*REQUIRED WORK*:
Starting at the line that contains "Generate a Python" and stopping at the line that contains "fig = go.Figure()", return those lines exactly and nothing else. Both end lines count; pictures do not.

[START OF PROVIDED RECORDS]

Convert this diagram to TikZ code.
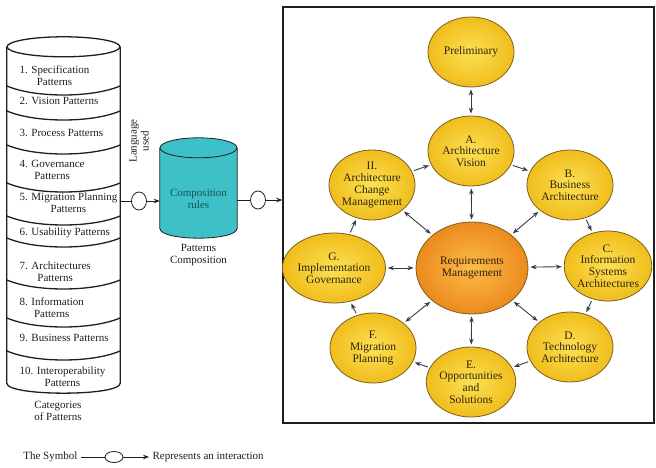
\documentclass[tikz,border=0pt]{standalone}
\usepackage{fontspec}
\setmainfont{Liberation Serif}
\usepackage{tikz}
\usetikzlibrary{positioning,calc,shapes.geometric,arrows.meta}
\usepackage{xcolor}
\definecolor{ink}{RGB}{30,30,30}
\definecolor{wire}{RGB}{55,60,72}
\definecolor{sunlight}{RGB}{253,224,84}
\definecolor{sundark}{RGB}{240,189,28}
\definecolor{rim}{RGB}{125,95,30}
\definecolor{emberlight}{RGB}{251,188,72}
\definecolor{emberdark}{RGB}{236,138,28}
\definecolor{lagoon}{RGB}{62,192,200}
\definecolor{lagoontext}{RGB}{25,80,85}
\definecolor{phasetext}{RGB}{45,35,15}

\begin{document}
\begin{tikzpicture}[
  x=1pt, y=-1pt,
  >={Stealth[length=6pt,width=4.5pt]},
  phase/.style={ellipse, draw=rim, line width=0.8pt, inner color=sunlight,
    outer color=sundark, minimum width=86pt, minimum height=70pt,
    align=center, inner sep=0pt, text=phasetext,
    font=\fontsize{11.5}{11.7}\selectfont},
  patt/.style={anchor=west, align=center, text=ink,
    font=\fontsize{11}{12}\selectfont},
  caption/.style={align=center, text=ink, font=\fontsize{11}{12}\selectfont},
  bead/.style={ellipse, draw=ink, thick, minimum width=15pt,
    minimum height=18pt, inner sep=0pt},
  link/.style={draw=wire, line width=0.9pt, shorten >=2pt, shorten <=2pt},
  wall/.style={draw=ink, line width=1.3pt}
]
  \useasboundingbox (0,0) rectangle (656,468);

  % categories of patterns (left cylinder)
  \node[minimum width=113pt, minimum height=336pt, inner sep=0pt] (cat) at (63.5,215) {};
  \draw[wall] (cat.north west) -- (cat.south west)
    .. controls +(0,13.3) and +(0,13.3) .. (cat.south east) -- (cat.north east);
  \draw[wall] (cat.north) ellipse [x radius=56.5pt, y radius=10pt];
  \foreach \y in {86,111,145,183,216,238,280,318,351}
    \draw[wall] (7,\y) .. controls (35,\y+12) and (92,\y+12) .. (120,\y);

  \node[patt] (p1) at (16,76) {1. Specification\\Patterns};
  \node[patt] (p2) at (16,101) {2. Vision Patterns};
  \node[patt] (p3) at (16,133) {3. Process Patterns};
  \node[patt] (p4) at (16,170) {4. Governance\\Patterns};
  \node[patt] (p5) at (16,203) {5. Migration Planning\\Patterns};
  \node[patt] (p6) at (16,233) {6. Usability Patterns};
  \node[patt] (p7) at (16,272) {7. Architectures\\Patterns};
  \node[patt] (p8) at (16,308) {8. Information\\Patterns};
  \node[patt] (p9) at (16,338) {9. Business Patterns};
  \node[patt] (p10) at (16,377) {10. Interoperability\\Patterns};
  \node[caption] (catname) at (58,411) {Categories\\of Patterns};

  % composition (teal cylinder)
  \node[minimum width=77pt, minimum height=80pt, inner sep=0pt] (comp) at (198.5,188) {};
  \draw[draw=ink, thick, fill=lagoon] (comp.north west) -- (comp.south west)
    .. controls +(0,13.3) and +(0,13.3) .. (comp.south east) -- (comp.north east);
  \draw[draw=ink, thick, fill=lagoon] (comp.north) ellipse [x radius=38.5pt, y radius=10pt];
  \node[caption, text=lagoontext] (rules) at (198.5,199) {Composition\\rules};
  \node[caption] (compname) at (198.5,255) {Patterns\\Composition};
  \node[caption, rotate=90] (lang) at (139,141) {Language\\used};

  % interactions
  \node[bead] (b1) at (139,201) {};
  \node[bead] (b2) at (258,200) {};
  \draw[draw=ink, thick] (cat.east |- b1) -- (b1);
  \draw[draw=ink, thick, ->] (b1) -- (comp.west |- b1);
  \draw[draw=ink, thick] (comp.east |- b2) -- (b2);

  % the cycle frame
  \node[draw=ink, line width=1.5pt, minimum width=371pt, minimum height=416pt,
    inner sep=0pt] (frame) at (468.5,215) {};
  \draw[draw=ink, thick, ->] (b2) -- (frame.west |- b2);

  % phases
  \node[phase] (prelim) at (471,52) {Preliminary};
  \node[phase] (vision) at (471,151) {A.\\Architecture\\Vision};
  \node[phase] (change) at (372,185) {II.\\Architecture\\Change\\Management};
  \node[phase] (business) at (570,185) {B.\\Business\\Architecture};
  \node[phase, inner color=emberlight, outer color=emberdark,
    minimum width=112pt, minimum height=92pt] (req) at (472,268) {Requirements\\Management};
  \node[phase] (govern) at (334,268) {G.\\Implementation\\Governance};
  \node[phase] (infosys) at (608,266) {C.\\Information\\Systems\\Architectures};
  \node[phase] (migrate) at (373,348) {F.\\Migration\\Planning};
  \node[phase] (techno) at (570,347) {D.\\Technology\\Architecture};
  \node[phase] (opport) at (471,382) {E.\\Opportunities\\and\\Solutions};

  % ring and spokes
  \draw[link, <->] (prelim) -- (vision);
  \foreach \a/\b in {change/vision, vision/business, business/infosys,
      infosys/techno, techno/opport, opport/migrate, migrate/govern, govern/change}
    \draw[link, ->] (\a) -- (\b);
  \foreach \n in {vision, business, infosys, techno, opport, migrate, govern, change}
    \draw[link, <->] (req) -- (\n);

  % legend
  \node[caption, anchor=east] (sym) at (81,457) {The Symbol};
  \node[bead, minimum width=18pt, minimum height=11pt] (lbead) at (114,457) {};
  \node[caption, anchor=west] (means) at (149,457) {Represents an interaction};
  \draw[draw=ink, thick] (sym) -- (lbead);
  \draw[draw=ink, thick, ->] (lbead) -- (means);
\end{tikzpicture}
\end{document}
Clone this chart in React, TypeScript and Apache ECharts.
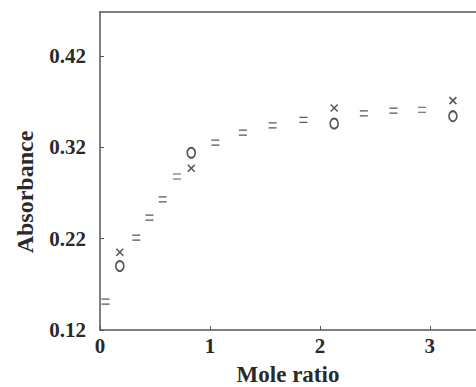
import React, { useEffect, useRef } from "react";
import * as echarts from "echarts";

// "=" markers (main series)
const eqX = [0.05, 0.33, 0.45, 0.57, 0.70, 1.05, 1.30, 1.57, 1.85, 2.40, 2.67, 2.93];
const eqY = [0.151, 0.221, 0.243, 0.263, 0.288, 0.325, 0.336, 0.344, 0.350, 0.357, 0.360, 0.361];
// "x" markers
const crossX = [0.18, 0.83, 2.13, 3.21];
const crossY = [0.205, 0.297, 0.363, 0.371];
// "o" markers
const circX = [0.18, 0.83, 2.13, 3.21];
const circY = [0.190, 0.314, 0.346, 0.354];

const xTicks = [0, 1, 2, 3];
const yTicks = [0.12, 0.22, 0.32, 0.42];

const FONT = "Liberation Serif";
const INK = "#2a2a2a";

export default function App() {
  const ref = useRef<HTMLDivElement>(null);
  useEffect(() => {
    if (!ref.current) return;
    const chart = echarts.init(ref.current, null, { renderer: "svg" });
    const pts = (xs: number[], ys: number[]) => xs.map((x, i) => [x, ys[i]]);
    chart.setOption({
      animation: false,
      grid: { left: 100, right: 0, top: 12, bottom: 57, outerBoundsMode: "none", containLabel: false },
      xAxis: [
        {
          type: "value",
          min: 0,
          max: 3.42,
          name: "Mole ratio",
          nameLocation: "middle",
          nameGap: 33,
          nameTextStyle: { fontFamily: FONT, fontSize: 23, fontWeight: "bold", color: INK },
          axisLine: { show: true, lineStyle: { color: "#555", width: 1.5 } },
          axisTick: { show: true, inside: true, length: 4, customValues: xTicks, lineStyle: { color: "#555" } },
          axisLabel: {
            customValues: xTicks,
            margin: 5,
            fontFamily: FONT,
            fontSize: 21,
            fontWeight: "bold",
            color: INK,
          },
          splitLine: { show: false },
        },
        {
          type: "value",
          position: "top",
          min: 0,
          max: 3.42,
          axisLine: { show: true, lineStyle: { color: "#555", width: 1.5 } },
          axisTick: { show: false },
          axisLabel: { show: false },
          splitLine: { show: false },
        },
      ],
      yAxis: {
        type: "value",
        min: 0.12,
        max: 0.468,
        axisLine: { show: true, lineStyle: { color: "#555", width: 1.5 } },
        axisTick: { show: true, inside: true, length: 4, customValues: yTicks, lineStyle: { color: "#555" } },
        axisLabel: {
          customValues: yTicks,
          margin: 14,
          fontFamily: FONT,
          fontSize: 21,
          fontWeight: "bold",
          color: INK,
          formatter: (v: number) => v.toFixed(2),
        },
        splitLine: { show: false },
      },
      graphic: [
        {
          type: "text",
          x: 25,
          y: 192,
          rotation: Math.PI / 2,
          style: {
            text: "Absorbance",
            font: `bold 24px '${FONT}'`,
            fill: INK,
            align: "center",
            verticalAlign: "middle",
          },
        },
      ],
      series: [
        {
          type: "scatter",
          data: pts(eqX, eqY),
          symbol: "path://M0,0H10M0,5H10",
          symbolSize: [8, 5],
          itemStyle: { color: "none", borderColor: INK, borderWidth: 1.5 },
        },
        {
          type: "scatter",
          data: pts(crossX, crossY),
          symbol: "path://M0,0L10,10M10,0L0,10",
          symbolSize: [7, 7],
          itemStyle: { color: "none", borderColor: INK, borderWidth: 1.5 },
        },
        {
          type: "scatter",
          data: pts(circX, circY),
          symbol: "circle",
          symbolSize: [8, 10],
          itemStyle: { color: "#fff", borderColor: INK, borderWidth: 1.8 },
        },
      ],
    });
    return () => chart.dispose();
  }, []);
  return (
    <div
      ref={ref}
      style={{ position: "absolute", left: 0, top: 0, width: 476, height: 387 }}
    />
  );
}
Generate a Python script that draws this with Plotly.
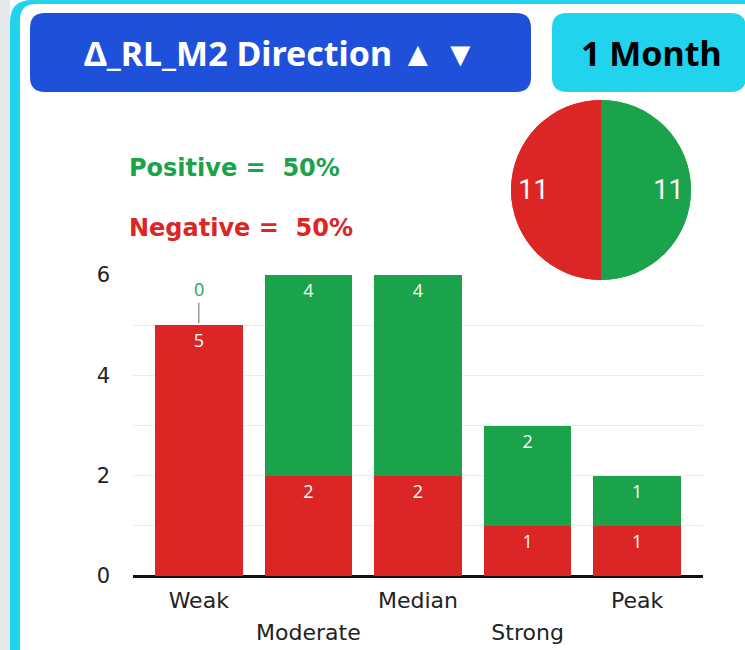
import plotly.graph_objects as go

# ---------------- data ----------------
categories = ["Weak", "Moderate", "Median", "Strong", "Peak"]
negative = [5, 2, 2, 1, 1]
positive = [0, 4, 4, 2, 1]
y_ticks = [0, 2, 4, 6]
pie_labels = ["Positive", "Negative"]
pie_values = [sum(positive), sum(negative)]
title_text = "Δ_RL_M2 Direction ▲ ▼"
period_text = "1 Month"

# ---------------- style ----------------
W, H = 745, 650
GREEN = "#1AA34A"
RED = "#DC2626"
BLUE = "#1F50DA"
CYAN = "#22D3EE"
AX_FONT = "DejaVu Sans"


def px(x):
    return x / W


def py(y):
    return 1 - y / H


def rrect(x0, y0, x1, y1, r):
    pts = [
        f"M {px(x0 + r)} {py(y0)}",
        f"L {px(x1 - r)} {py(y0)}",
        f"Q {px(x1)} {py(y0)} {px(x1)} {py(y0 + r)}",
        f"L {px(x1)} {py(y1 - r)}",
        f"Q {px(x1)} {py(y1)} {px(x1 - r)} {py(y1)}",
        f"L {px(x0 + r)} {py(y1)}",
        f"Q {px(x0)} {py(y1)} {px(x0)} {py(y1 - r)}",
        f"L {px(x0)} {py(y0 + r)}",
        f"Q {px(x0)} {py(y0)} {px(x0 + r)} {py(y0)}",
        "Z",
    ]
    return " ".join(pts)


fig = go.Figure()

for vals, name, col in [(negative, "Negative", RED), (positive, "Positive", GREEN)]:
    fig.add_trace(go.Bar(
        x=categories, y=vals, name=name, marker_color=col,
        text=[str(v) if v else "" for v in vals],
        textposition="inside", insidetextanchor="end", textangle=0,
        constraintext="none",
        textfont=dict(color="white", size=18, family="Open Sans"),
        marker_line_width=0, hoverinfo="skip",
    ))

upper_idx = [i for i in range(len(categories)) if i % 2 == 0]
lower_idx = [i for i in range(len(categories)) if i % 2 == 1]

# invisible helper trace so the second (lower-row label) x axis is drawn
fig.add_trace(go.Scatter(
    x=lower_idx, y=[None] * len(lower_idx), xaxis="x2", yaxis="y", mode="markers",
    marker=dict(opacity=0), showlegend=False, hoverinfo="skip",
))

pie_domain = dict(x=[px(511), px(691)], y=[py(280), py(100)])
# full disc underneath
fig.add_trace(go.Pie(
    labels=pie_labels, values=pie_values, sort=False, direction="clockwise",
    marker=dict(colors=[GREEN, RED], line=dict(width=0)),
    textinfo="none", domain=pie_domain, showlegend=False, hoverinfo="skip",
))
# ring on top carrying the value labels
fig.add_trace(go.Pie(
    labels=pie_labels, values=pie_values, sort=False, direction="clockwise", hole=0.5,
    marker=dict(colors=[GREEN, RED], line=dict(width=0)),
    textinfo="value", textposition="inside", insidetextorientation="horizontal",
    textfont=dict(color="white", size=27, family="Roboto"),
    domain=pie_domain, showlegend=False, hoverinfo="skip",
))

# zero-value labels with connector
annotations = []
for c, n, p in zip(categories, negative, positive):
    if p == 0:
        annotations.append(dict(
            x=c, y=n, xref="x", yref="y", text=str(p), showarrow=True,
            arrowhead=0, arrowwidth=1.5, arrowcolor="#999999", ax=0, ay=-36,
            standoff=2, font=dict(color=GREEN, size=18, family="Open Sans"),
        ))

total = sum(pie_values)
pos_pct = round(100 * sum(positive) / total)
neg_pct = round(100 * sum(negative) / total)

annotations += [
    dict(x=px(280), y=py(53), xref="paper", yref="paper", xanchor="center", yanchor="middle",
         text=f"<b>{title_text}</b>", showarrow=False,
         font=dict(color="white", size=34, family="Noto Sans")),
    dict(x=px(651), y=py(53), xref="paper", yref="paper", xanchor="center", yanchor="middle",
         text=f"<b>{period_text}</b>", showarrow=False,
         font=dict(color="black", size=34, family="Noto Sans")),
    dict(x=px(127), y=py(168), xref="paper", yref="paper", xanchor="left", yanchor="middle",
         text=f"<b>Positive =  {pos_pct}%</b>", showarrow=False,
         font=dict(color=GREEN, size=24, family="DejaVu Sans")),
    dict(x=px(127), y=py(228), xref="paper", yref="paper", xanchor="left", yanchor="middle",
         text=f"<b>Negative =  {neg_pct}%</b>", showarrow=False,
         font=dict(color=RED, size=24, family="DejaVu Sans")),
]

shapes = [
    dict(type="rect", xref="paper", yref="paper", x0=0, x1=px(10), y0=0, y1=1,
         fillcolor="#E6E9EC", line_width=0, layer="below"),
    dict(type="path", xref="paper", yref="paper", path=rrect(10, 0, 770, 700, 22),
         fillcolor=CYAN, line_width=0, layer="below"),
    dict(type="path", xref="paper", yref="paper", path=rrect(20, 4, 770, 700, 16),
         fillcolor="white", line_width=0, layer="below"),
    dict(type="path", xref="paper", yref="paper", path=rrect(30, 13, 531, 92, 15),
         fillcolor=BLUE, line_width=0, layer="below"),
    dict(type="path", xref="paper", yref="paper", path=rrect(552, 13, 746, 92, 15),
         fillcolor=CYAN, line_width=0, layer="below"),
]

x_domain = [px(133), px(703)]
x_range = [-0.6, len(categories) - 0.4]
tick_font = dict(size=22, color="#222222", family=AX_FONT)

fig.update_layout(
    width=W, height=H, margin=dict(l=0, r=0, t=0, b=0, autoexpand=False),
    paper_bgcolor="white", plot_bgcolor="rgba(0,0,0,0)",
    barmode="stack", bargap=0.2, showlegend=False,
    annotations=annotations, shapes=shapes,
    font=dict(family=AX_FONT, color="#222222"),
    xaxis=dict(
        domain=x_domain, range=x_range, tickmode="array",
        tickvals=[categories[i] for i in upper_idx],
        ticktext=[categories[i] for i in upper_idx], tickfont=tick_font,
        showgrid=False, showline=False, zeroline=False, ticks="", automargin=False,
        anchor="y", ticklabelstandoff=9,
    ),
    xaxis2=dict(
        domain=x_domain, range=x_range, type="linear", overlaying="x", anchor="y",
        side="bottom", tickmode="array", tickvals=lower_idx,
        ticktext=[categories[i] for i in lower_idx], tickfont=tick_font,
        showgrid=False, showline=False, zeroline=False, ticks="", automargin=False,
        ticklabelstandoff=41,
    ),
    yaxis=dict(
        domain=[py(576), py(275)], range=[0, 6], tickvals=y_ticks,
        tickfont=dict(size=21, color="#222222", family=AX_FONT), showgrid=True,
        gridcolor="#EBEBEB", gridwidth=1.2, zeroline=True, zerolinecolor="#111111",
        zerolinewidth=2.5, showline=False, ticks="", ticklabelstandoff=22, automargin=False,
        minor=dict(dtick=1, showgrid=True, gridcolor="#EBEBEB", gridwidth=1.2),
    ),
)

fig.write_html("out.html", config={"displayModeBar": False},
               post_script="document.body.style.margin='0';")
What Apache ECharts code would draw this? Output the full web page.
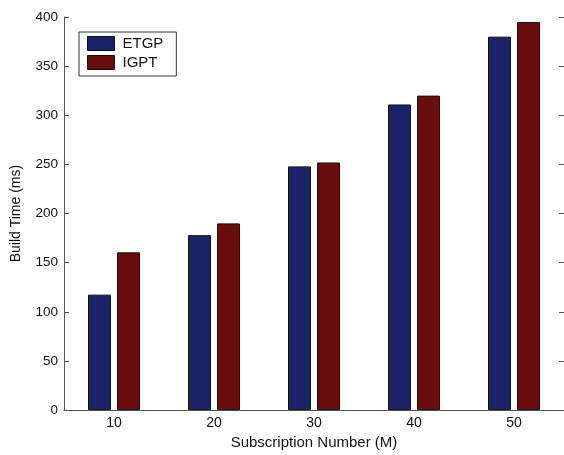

[END OF PROVIDED RECORDS]

*SOLUTION TO THIS PROBLEM*:
Generate a Python script that draws this with Plotly.
import plotly.graph_objects as go

# ---------------- data ----------------
categories = ["Weak", "Moderate", "Median", "Strong", "Peak"]
negative = [5, 2, 2, 1, 1]
positive = [0, 4, 4, 2, 1]
y_ticks = [0, 2, 4, 6]
pie_labels = ["Positive", "Negative"]
pie_values = [sum(positive), sum(negative)]
title_text = "Δ_RL_M2 Direction ▲ ▼"
period_text = "1 Month"

# ---------------- style ----------------
W, H = 745, 650
GREEN = "#1AA34A"
RED = "#DC2626"
BLUE = "#1F50DA"
CYAN = "#22D3EE"
AX_FONT = "DejaVu Sans"


def px(x):
    return x / W


def py(y):
    return 1 - y / H


def rrect(x0, y0, x1, y1, r):
    pts = [
        f"M {px(x0 + r)} {py(y0)}",
        f"L {px(x1 - r)} {py(y0)}",
        f"Q {px(x1)} {py(y0)} {px(x1)} {py(y0 + r)}",
        f"L {px(x1)} {py(y1 - r)}",
        f"Q {px(x1)} {py(y1)} {px(x1 - r)} {py(y1)}",
        f"L {px(x0 + r)} {py(y1)}",
        f"Q {px(x0)} {py(y1)} {px(x0)} {py(y1 - r)}",
        f"L {px(x0)} {py(y0 + r)}",
        f"Q {px(x0)} {py(y0)} {px(x0 + r)} {py(y0)}",
        "Z",
    ]
    return " ".join(pts)


fig = go.Figure()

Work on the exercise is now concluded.